Under the rules, an alleged victim or his or her guardian must provide the evidence against a priest, George said. After that, officials in the Archdiocese question the priest, and the final decision is reached by officials in Rome, he said.

"We can't take him permanently out until Rome says OK," George said. "But that process didn't take place at all in terms of the Rome allegation, and the allegation was never made to us."

"We restricted (McCormack) as much as we could while keeping him in place" by restricting his access to children, George said. "That, I think, was consistent with what we had received – there was not enough information to conclude that he had done this."

George said the Archdiocese was hindered because the state had information against McCormack and the Archdiocese did not. The Archdiocese was told that a victim interview could not be conducted without a subpoena and thus could not get the necessary evidence following the first allegation, George said.

"Part of the problem was that we couldn't get information from (prosecutors), not that they couldn't get information from us, and that's the first time that's happened," George said.

"I've learned a lot more about Fr. McCormack" as a result of the experience, George said. "I've been here for eight years and he was a priest whose reputation was sterling…. Had we had more conversation with the school community, perhaps we would have found out that there were others who didn't share that high opinion."

He added: "It's like walking on quicksand a little bit. You think you have things basically put together so that everything can be faced and processed, and all of a sudden you don't. Those are all sobering learnings, and I hope that as we go through this and analyze it, and we are, that the commitment to protect children will be stronger than ever -- but to do that within the context of the code. We have to do it that way."

When asked if the Archdiocese was wrong in its handling of the McCormack investigation, George said: "It should have gone to the civil authorities at that time. Whoever should have seen to that, I'm not making a statement about that at this time."

When asked about the possibility that in the 2000 case, the principal or others at Holy Family parish might have violated state law by not reporting the alleged abuse to the Illinois Department of Children and Family Services, George said, "Those laws were somewhat new (at the time), and I'm not sure that everybody was aware of their responsibilities."

On Friday, CBS 2 reported that the Cook County state's attorney's office had received contact from a former classmate of McCormack's at Niles College, a pipeline for candidates bound for the priesthood at the seminary in Mundelein.

That former classmate claims that when both he and McCormack were students at Niles College in 1988, he awoke to find his pants pulled down and McCormack standing over him.

When asked about the Niles College incident and whether the Archdiocese was notified about it, George said the records at the college were kept at St. Joseph Seminary, the successor institution to the since-closed college.

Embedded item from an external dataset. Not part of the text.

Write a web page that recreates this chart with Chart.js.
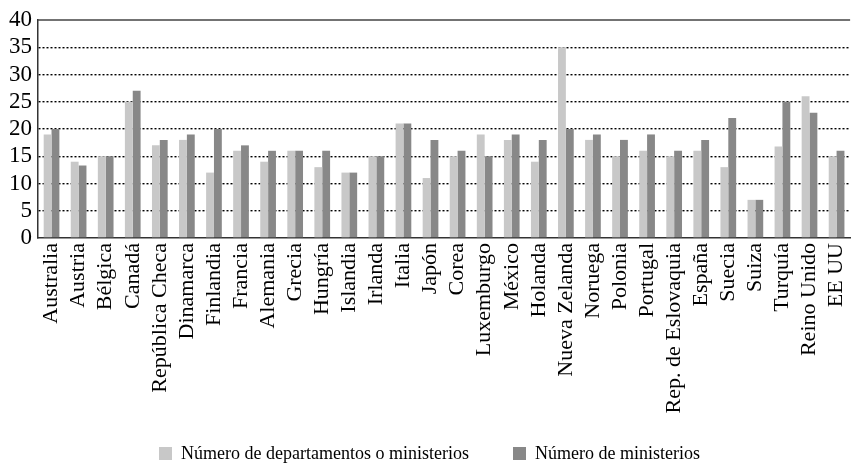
<!DOCTYPE html>
<html>
<head>
<meta charset="utf-8">
<script src="https://cdn.jsdelivr.net/npm/chart.js@4/dist/chart.umd.min.js"></script>
<style>
  html, body { margin: 0; padding: 0; background: #fff; overflow: hidden; }
  #wrap { position: relative; width: 868px; height: 464px; }
  #legend {
    position: absolute; left: 0; width: 859px; top: 443px;
    display: flex; justify-content: center; gap: 44px;
    font-family: 'Liberation Serif', 'Times New Roman', serif; font-size: 18px; color: #000;
  }
  #legend span.item { display: flex; align-items: center; white-space: nowrap; }
  #legend span.box { display: inline-block; width: 13px; height: 13px; margin-right: 9px; }
</style>
</head>
<body>
<div id="wrap">
  <canvas id="chart"></canvas>
  <div id="legend"></div>
</div>
<script>
// Countries on the x axis
const categories = [
  "Australia", "Austria", "Bélgica", "Canadá", "República Checa", "Dinamarca",
  "Finlandia", "Francia", "Alemania", "Grecia", "Hungría", "Islandia", "Irlanda",
  "Italia", "Japón", "Corea", "Luxemburgo", "México", "Holanda", "Nueva Zelanda",
  "Noruega", "Polonia", "Portugal", "Rep. de Eslovaquia", "España", "Suecia",
  "Suiza", "Turquía", "Reino Unido", "EE UU"
];

// Series values
const departamentos = [19, 14, 15, 25, 17, 18, 12, 16, 14, 16, 13, 12, 15, 21, 11,
  15, 19, 18, 14, 35, 18, 15, 16, 15, 16, 13, 7, 16.8, 26, 15];
const ministerios = [20, 13.3, 15, 27, 18, 19, 20, 17, 16, 16, 16, 12, 15, 21, 18,
  16, 15, 19, 18, 20, 19, 18, 19, 16, 18, 22, 7, 25, 23, 16];

const seriesNames = ["Número de departamentos o ministerios", "Número de ministerios"];
const seriesColors = ["#c8c8c8", "#888888"];
const yTicks = [0, 5, 10, 15, 20, 25, 30, 35, 40];

const serif = "'Liberation Serif', 'Times New Roman', serif";

// solid line along the top of the plot (the 40 line)
const topLine = {
  id: "topLine",
  afterDraw(chart) {
    const { ctx, chartArea } = chart;
    ctx.save();
    ctx.strokeStyle = "#444";
    ctx.lineWidth = 1.5;
    ctx.beginPath();
    ctx.moveTo(chartArea.left, chartArea.top);
    ctx.lineTo(chartArea.right, chartArea.top);
    ctx.stroke();
    ctx.restore();
  },
};

const ctx = document.getElementById("chart").getContext("2d");
const chart = new Chart(ctx, {
  type: "bar",
  data: {
    labels: categories,
    datasets: seriesNames.map((name, i) => ({
      label: name,
      data: i === 0 ? departamentos : ministerios,
      backgroundColor: seriesColors[i],
      barPercentage: 1,
      categoryPercentage: 0.58,
    })),
  },
  options: {
    responsive: true,
    maintainAspectRatio: false,
    animation: false,
    layout: { padding: { top: 20, right: 1, left: 0, bottom: 0 } },
    plugins: {
      tooltip: { enabled: false },
      legend: { display: false },
    },
    scales: {
      x: {
        afterFit: (s) => { s.height = 226; },
        grid: { display: false, drawTicks: false },
        border: { color: "#333", width: 1.5 },
        ticks: {
          color: "#000",
          font: { family: serif, size: 22 },
          minRotation: 90,
          maxRotation: 90,
          autoSkip: false,
          padding: 5,
        },
      },
      y: {
        min: 0,
        max: 40,
        afterBuildTicks: (s) => { s.ticks = yTicks.map((v) => ({ value: v })); },
        afterFit: (s) => { s.width = 38; },
        grid: {
          drawTicks: false,
          color: (c) => (c.tick.value === 0 || c.tick.value === 40 ? "rgba(0,0,0,0)" : "#000"),
          lineWidth: 1.4,
        },
        border: { color: "#333", width: 1.5, dash: [2, 2] },
        ticks: {
          color: "#000",
          font: { family: serif, size: 23 },
          autoSkip: false,
          padding: 6,
        },
      },
    },
  },
  plugins: [topLine],
});

// legend built from the same series arrays
const legendEl = document.getElementById("legend");
seriesNames.forEach((name, i) => {
  const item = document.createElement("span");
  item.className = "item";
  const box = document.createElement("span");
  box.className = "box";
  box.style.background = seriesColors[i];
  item.appendChild(box);
  item.appendChild(document.createTextNode(name));
  legendEl.appendChild(item);
});
</script>
</body>
</html>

"I've been told, although I haven't talked to the director there myself, that he looked at the student record and there was nothing in there" about the abuse, George said.

As part of the conditions of McCormack's bond, he was forbidden from having contact with the victims and their families and anyone under the age of 18. If convicted, McCormack could face up to seven years in prison, Cook County state's attorney's office spokesman John Gorman said last week.